→ WHAT TO WORK ON:
Please write the listing below out again exactly, leaving every picture behind.

→ SOURCE MATERIAL:
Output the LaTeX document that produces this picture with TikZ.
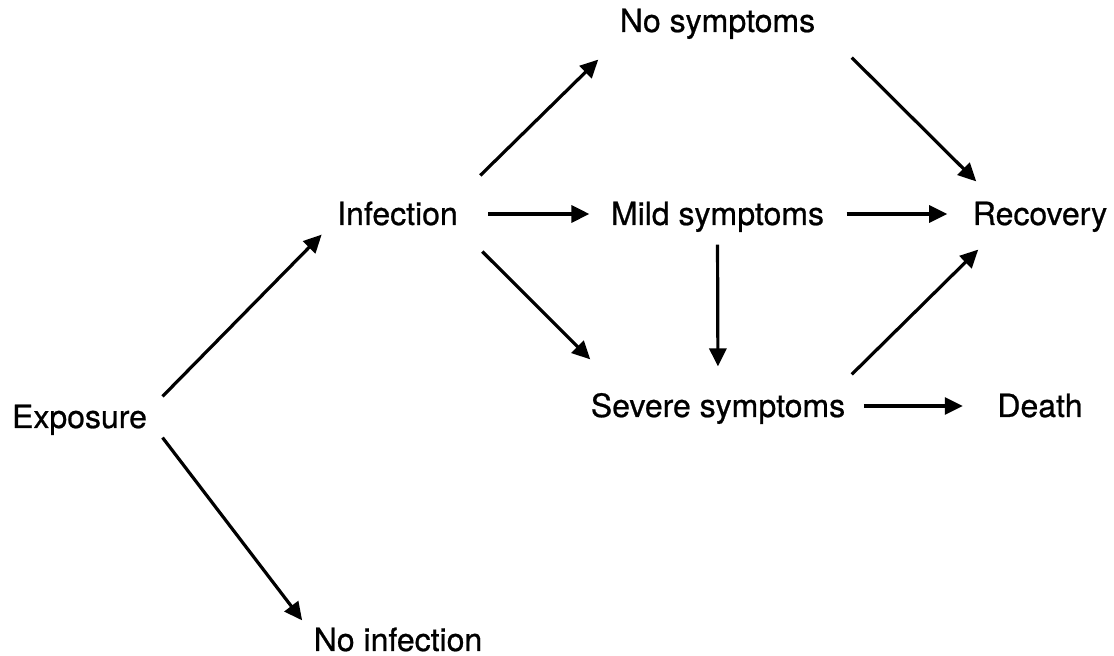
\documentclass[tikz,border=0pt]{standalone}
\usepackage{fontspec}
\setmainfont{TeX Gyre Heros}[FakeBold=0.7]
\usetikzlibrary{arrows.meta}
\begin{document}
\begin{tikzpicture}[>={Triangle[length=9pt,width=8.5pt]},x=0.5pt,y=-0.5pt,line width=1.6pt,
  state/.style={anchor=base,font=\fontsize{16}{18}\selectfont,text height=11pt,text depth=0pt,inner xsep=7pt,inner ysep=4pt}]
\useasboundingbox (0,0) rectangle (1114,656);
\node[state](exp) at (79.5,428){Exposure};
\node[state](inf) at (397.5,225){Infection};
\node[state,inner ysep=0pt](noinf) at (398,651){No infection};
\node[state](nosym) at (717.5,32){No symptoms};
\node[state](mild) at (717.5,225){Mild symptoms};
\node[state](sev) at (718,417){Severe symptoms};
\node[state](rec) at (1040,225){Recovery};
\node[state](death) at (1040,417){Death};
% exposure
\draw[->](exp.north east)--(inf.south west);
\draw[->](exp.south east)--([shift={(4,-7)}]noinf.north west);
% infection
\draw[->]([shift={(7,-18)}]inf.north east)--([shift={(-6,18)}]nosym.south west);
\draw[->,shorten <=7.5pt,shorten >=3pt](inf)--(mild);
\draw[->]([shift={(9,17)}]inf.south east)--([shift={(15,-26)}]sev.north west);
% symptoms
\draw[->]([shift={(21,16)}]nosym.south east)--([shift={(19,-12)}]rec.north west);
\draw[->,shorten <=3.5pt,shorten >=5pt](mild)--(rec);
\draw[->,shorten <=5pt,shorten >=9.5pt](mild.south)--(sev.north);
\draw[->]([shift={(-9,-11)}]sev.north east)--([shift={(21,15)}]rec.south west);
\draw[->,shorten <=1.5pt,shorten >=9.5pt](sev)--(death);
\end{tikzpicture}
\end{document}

→ EXERCISE ANSWER:
Output the LaTeX document that produces this picture with TikZ.
\documentclass[tikz,border=0pt]{standalone}
\usepackage{fontspec}
\setmainfont{TeX Gyre Heros}[FakeBold=0.7]
\usetikzlibrary{arrows.meta}
\begin{document}
\begin{tikzpicture}[>={Triangle[length=9pt,width=8.5pt]},x=0.5pt,y=-0.5pt,line width=1.6pt,
  state/.style={anchor=base,font=\fontsize{16}{18}\selectfont,text height=11pt,text depth=0pt,inner xsep=7pt,inner ysep=4pt}]
\useasboundingbox (0,0) rectangle (1114,656);
\node[state](exp) at (79.5,428){Exposure};
\node[state](inf) at (397.5,225){Infection};
\node[state,inner ysep=0pt](noinf) at (398,651){No infection};
\node[state](nosym) at (717.5,32){No symptoms};
\node[state](mild) at (717.5,225){Mild symptoms};
\node[state](sev) at (718,417){Severe symptoms};
\node[state](rec) at (1040,225){Recovery};
\node[state](death) at (1040,417){Death};
% exposure
\draw[->](exp.north east)--(inf.south west);
\draw[->](exp.south east)--([shift={(4,-7)}]noinf.north west);
% infection
\draw[->]([shift={(7,-18)}]inf.north east)--([shift={(-6,18)}]nosym.south west);
\draw[->,shorten <=7.5pt,shorten >=3pt](inf)--(mild);
\draw[->]([shift={(9,17)}]inf.south east)--([shift={(15,-26)}]sev.north west);
% symptoms
\draw[->]([shift={(21,16)}]nosym.south east)--([shift={(19,-12)}]rec.north west);
\draw[->,shorten <=3.5pt,shorten >=5pt](mild)--(rec);
\draw[->,shorten <=5pt,shorten >=9.5pt](mild.south)--(sev.north);
\draw[->]([shift={(-9,-11)}]sev.north east)--([shift={(21,15)}]rec.south west);
\draw[->,shorten <=1.5pt,shorten >=9.5pt](sev)--(death);
\end{tikzpicture}
\end{document}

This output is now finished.